Data excerpt.
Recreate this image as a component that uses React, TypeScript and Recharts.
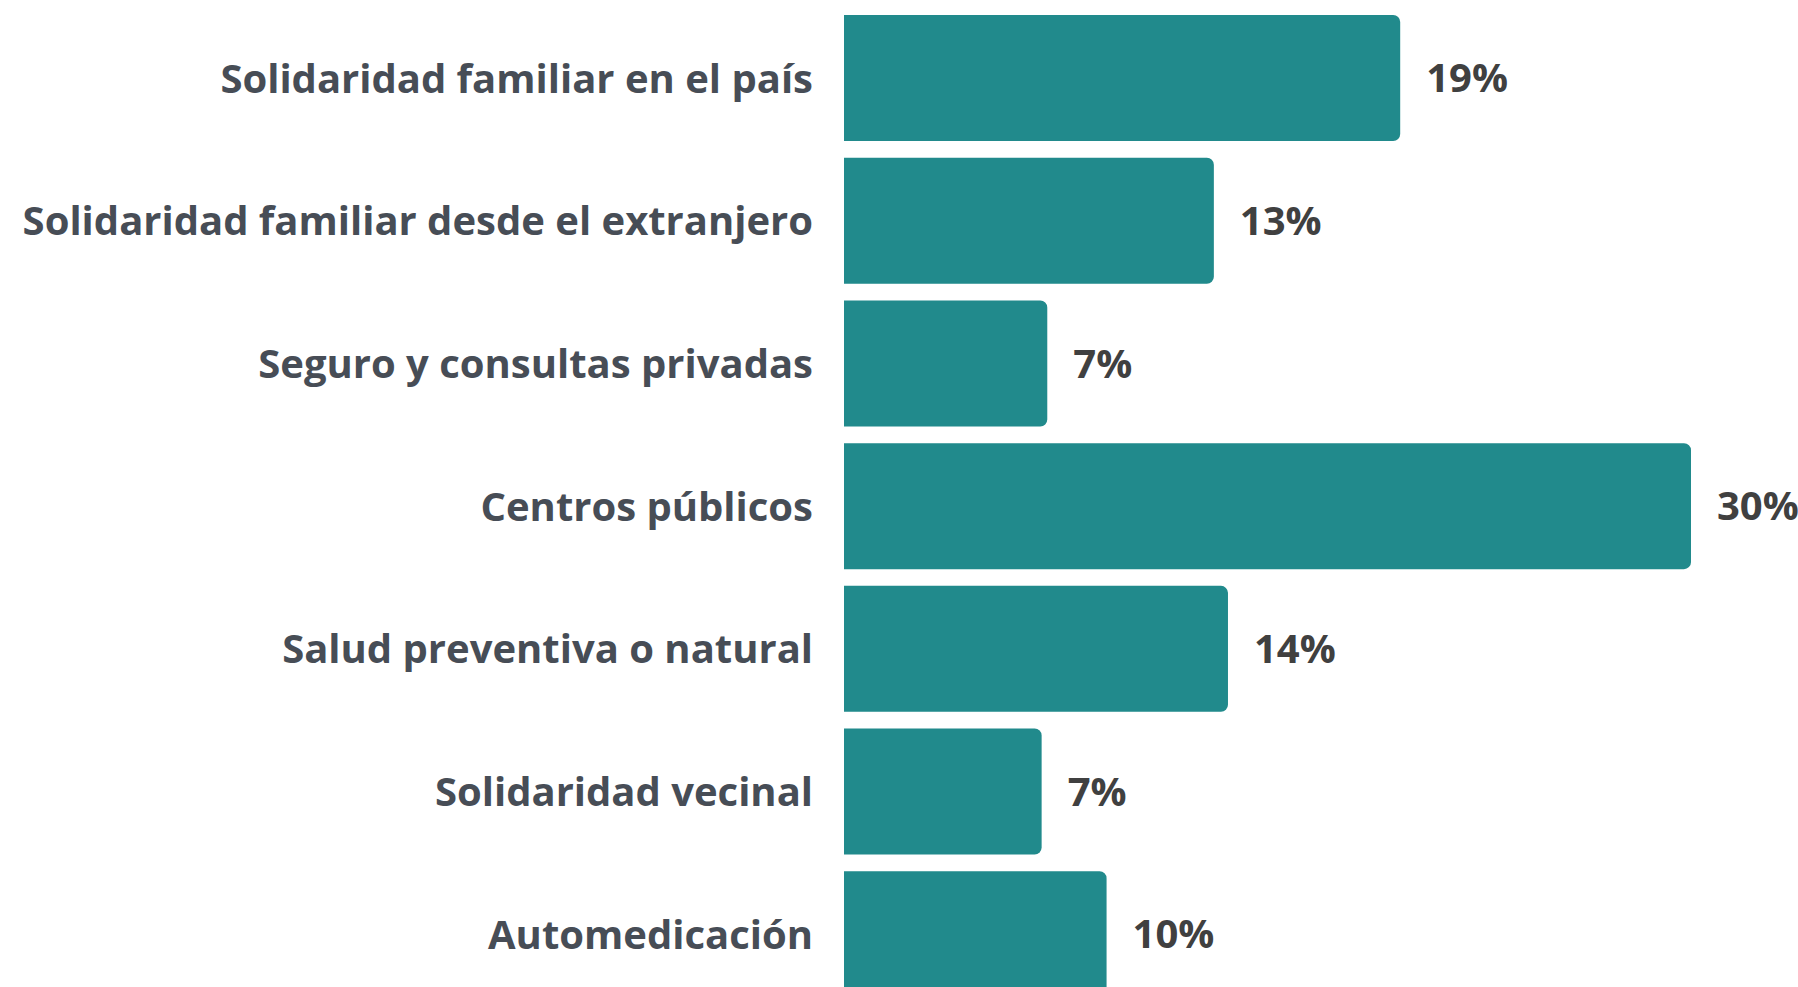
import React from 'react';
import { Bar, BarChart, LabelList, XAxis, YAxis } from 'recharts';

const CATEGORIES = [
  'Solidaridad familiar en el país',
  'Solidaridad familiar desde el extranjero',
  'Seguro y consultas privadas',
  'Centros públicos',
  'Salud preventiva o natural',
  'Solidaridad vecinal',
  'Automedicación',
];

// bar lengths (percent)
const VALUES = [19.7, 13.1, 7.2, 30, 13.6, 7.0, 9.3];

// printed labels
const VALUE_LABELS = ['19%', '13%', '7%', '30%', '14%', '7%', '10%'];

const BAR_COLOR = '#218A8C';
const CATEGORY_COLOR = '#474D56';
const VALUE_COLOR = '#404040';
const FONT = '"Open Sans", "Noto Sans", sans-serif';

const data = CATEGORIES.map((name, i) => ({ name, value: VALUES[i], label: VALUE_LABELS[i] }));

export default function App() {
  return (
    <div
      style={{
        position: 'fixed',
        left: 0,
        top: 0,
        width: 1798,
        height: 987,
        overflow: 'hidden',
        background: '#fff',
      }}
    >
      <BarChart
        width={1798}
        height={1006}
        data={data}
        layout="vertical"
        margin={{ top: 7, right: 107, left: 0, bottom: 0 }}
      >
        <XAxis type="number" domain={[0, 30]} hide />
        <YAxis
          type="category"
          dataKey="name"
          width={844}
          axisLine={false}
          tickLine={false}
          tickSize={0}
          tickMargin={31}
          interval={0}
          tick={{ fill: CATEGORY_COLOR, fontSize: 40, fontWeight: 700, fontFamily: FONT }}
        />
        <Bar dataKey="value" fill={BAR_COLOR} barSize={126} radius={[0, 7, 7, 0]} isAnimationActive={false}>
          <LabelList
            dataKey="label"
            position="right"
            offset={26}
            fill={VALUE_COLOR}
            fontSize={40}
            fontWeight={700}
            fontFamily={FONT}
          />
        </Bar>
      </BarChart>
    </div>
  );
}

Given request.
All the lines above are to be reproduced exactly, except the pictures.

Result of this exercise.
Recreate this image as a component that uses React, TypeScript and Recharts.
import React from 'react';
import { Bar, BarChart, LabelList, XAxis, YAxis } from 'recharts';

const CATEGORIES = [
  'Solidaridad familiar en el país',
  'Solidaridad familiar desde el extranjero',
  'Seguro y consultas privadas',
  'Centros públicos',
  'Salud preventiva o natural',
  'Solidaridad vecinal',
  'Automedicación',
];

// bar lengths (percent)
const VALUES = [19.7, 13.1, 7.2, 30, 13.6, 7.0, 9.3];

// printed labels
const VALUE_LABELS = ['19%', '13%', '7%', '30%', '14%', '7%', '10%'];

const BAR_COLOR = '#218A8C';
const CATEGORY_COLOR = '#474D56';
const VALUE_COLOR = '#404040';
const FONT = '"Open Sans", "Noto Sans", sans-serif';

const data = CATEGORIES.map((name, i) => ({ name, value: VALUES[i], label: VALUE_LABELS[i] }));

export default function App() {
  return (
    <div
      style={{
        position: 'fixed',
        left: 0,
        top: 0,
        width: 1798,
        height: 987,
        overflow: 'hidden',
        background: '#fff',
      }}
    >
      <BarChart
        width={1798}
        height={1006}
        data={data}
        layout="vertical"
        margin={{ top: 7, right: 107, left: 0, bottom: 0 }}
      >
        <XAxis type="number" domain={[0, 30]} hide />
        <YAxis
          type="category"
          dataKey="name"
          width={844}
          axisLine={false}
          tickLine={false}
          tickSize={0}
          tickMargin={31}
          interval={0}
          tick={{ fill: CATEGORY_COLOR, fontSize: 40, fontWeight: 700, fontFamily: FONT }}
        />
        <Bar dataKey="value" fill={BAR_COLOR} barSize={126} radius={[0, 7, 7, 0]} isAnimationActive={false}>
          <LabelList
            dataKey="label"
            position="right"
            offset={26}
            fill={VALUE_COLOR}
            fontSize={40}
            fontWeight={700}
            fontFamily={FONT}
          />
        </Bar>
      </BarChart>
    </div>
  );
}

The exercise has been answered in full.